The extraction read the next sibling and extract the images.
But the new source document having previous sibling as figure caption and also having consecutive images .
So, the extraction process skip some images.
please, help me to extract the images using fig caption as previous sibling .
The input document having both previous caption as well as next caption with consecutive images.
In that case,the images with next sibling is executed first.
Some input sample having previous caption only .In that case also images with next sibling is executed first then consider the previous cases. It also take 2nd fig caption for 1st image.finally skip the images.please help me resolve the issue.please provide solution for this and previous post.
and also it grab images those having next sibling as fig caption.let me know how to delete empty pages.
I am using this(dstdoc.removeallchildren ) method for before appending into it.it also not remove the empty pages.and also how to overcome the clashes between the previous sibling and next sibling caption.
I have attached the sample document Test.zip (327.2 KB)
The expected output expected output.zip (327.8 KB)
Please make sure that you are integrating the code correctly.
We have not found this issue while using the shared code example. Could you please share some more detail about this issue? We will investigate the issues and provide you more information on this.
The sample you have shared is fine .It gave the expected output for fig caption as previous sibling.
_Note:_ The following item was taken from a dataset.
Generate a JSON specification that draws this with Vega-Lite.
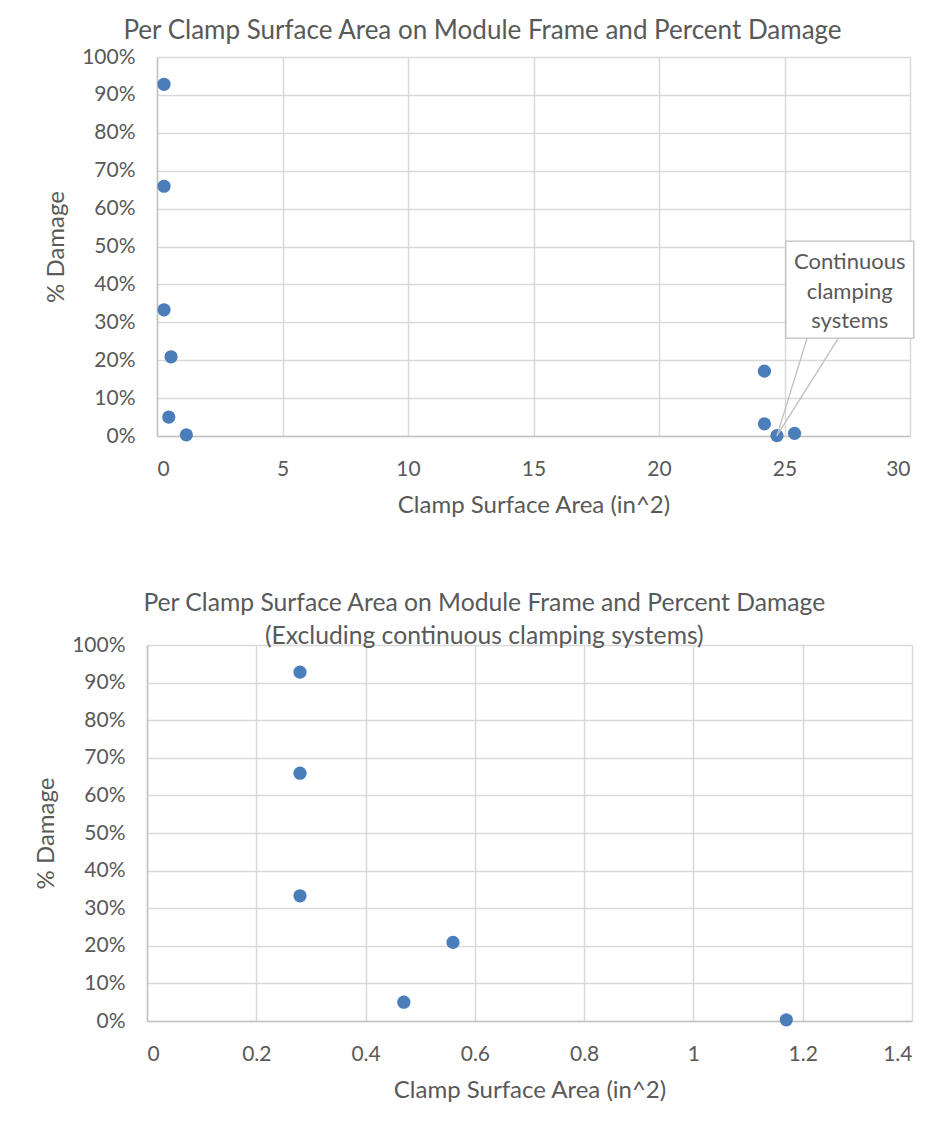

But I m extracting the images using various section.
but some document output is mismatched.because the actual image having next sibling as fig caption but it consider the previous sibling as fig caption.for example.fig 5 is came as fig 4.
The actual output Actual output.zip (1.1 MB)The output folder having empty documents.
And figure5 is extracted as fig 4.And fig 8 is extracted as fig 7.
The code shared in this forum thread to extract the shapes works fine. We used Test2.docx as input document and have not found any issue.
As per my understanding, you have document that contains shapes with Fig caption. Some Fig captions are before shape node and some are after shape node. There is no exact condition based on which we decide either the Fig caption is before or after Shape node.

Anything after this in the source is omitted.